**Data segment:**
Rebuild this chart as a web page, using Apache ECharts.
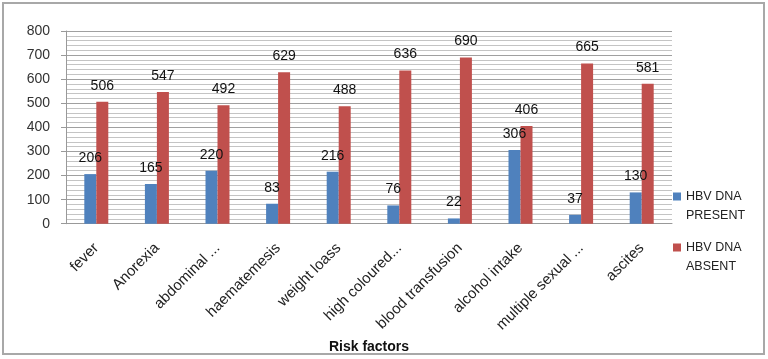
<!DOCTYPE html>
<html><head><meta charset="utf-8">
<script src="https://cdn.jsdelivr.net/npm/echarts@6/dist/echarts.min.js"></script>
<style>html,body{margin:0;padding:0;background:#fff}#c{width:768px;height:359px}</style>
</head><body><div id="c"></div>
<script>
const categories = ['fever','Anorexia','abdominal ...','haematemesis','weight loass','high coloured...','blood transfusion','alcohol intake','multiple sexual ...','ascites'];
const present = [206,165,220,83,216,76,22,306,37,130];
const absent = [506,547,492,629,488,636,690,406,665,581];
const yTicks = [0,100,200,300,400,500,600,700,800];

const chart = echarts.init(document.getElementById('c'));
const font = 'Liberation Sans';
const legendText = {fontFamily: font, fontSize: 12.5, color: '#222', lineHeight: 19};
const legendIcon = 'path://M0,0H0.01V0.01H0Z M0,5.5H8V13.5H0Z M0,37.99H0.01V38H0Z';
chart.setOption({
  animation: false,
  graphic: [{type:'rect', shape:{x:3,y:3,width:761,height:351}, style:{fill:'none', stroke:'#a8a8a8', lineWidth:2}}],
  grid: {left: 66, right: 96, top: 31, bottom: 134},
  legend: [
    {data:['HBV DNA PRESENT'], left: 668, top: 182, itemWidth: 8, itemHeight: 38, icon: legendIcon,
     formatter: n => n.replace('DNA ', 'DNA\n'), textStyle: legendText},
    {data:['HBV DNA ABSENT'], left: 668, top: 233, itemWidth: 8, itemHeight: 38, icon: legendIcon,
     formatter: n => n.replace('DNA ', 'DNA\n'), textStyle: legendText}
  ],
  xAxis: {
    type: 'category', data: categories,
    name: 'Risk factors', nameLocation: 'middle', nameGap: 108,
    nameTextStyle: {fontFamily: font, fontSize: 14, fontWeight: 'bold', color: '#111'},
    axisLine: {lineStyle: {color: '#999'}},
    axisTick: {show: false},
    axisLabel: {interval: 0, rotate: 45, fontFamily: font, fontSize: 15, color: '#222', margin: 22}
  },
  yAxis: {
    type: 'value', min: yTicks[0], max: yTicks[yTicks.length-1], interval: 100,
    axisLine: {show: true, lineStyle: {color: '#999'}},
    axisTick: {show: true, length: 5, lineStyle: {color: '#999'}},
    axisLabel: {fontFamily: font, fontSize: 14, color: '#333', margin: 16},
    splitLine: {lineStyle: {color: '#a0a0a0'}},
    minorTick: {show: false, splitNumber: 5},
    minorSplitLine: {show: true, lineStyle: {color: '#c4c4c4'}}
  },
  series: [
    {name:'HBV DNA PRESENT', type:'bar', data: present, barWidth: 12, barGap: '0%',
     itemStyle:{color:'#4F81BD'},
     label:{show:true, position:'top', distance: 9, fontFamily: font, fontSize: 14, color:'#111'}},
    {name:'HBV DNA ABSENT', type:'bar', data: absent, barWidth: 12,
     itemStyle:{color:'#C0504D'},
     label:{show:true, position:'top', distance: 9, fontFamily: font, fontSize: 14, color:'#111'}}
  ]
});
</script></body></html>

**Prompt:** With the pictures left out, restate word for word every line of the data above, from the first down to the line that contains "const yTicks = [0,100,200,300,400,500,600,700,800];".

**Task answer:**
Rebuild this chart as a web page, using Apache ECharts.
<!DOCTYPE html>
<html><head><meta charset="utf-8">
<script src="https://cdn.jsdelivr.net/npm/echarts@6/dist/echarts.min.js"></script>
<style>html,body{margin:0;padding:0;background:#fff}#c{width:768px;height:359px}</style>
</head><body><div id="c"></div>
<script>
const categories = ['fever','Anorexia','abdominal ...','haematemesis','weight loass','high coloured...','blood transfusion','alcohol intake','multiple sexual ...','ascites'];
const present = [206,165,220,83,216,76,22,306,37,130];
const absent = [506,547,492,629,488,636,690,406,665,581];
const yTicks = [0,100,200,300,400,500,600,700,800];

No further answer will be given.